Friday, October 24, 2008

The sound of one Schedule-Chicken clucking

Schedule chicken! If you haven't heard of it, it goes like this:
  1. BOSS: OK, we have system test coming up next Tuesday.
  2. MGR1 (sweating): We're on track for Tuesday (thinking: if a miracle happens).
  3. MGR2 (avoiding eye contact): 90% complete; we'll be done next week.
  4. MGR3 (to MGR2): But my guys tell me the API isn't even checked in yet! You were supposed to have that 2 weeks ago! With just a week to go, it's not possible...
  5. BOSS (looking around): So when can we enter system test?
  6. MGR3: Two weeks after his (indicating MGR2) APIs pass unit test.
  7. MGR1 (silently): (Whew! I have 2 more weeks now!)
  8. BOSS (to MGR2): So you'll be ready next Tuesday, right?
  9. MGR2: Thursday
  10. BOSS: But you said you'd be ready for system test next Tuesday, which was the system test deadline
  11. MGR2: I said "next week".
  12. BOSS (to himself): How can I get these guys to quit lying?
How indeed? Let me start by saying that the answer is not for BOSS to stand up and yell, "Will you clowns quit lying?" or threaten to fire the next poor fool he catches doing it. Unfortunately, BOSS (and the system he uses) are a major parts of the problem, because his subordinates have a perverse incentive to play the Schedule Chicken game.
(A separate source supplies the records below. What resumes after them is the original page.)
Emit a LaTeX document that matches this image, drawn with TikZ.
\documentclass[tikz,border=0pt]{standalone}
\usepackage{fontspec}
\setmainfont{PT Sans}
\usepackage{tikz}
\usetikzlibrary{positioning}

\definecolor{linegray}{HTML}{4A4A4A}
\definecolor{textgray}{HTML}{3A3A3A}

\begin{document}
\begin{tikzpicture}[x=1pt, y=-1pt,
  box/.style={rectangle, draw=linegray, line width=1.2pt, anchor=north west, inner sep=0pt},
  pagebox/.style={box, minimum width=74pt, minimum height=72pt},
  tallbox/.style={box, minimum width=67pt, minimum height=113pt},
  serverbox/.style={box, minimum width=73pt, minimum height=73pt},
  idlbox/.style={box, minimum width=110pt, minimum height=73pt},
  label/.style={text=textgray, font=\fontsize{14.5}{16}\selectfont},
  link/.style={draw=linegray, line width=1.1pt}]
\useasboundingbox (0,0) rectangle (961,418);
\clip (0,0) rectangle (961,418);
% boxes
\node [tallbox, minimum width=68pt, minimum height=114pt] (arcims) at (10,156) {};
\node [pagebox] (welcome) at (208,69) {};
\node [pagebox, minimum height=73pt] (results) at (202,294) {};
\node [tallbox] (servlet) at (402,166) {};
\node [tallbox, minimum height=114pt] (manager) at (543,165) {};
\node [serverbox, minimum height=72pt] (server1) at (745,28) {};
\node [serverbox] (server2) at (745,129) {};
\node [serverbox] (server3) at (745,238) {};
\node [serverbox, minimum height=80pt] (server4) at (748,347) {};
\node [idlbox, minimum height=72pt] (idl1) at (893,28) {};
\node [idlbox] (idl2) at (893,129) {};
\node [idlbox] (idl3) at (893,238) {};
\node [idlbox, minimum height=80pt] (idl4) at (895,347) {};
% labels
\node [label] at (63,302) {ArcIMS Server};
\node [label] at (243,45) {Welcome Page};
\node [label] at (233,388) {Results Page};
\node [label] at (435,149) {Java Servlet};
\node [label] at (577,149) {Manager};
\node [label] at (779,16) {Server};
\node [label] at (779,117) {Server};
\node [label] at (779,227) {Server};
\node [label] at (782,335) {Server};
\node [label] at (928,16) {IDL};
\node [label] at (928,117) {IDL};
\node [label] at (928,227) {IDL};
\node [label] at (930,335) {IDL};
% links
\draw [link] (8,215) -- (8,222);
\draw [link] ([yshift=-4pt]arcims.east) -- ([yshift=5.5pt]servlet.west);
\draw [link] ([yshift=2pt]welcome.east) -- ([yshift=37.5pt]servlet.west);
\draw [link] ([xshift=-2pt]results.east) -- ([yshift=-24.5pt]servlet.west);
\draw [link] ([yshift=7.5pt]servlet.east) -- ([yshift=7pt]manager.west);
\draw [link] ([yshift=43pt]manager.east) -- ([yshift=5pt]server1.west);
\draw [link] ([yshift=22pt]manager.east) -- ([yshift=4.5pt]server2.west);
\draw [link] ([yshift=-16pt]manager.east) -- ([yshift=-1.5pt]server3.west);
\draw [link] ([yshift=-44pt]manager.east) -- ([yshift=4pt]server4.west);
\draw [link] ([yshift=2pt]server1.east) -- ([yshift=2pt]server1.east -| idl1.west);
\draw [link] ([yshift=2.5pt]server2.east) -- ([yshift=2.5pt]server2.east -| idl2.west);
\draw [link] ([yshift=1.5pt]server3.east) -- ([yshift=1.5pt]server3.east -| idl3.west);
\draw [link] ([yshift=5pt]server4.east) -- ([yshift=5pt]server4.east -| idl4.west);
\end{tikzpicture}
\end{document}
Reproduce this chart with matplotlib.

Before we can figure out how to get rid of it, we have to start with "where did this come from?" Here are a few observations.
  • #1: How did BOSS (or whoever) decide the system-test date? Why are we talking about dates in the first place? In other words, one issue is the whole focus on "meeting" a milestone.
  • #2, #3: MGR1, MGR2 make completely unverifiable (and unfalsifiable) statements! Note that BOSS doesn't challenge them. Information about who's really not finished won't surface 'til system test actually starts -- or when it doesn't.
  • #4: This is the first objectively true or false sentence that's been uttered. These accursed milestone meetings are filled with lies, but hardly anything falsifiable.
  • #4 again: Why are we only talking now about something that's 2 weeks late? Shouldn't this conversation have happened 2 weeks ago?
  • #7: Why does MGR1 think he has more time just because MGR2 is late? Why has BOSS trained him to think so?
  • #8-#11 Deliberate deception! Probably driven by an overly competitive atmosphere
  • #12: I'm going to say that all this lying is strongly encouraged by the environment. The focus on when (mistake #1) something will be ready (mistake #2) is a source of all kinds of trouble.
It's true that BOSS has to be concerned about the when question, but why do we pay BOSS the big bucks? Because his job includes this onerous task:
  • translate what I need to know into terms that will produce the desired behavior in MGR{1,2,3}.
It's also true that BOSS has to predict the future. But we pay him to predict the future, and not just by rolling up unverifiable (and unfalsifiable) predictions from MGR{1,2,3}. Where's the value-add in that? No, what BOSS should be doing is getting factual data about the past and present from his subordinates. Things like:
  • Have the unit test specs been reviewed and approved by <insert Test Spec Reviewer's name here>?
  • What % of the unit tests have been run?
  • What % of the unit tests have passed?
  • How many staff-weeks (or staff-months) have been spent out of your budget for this task?
  • How much of the overflow buffer (or "contingency account") has been spent?
That last one takes some explaining.

We're all optimists, aren't we? That's why our estimates are always too low. "Sure, two weeks," we say, but that assumes things go as planned. Really now, how often does that happen?

If BOSS pads the schedule, then workers will do the "student syndrome" (wikipedia) thing and not start 'til 2 weeks before it's due. And things don't go as planned, and even the padded schedule is missed.

How do you fix that? The key insight is in item #5 on this post: by tracking other things than what you track now:
  • effort estimated (budget)
  • effort expended (out of budget) -- not % but actuals
  • how much is left in the "contingency account" or "buffer"
Of course there's more than that required to fix the Schedule Chicken game. But it's a great start.

Not "How close to 'done' are you?" (answer: 90%! Always!)

But "What % of your unit tests have been run? Passed? How much (not what %) of your budget is used? How much is left? How much is left in the contingency bank?" Track all of those. That's where you add your value.

And that's also why there's not enough money in the world to get me to do that job.

And by the way

Rothman's article on student syndrome (which came up in a google search while I was writing this) is brilliant. Her consulting group's homepage is here but don't hire them unless you're prepared to do what they tell you.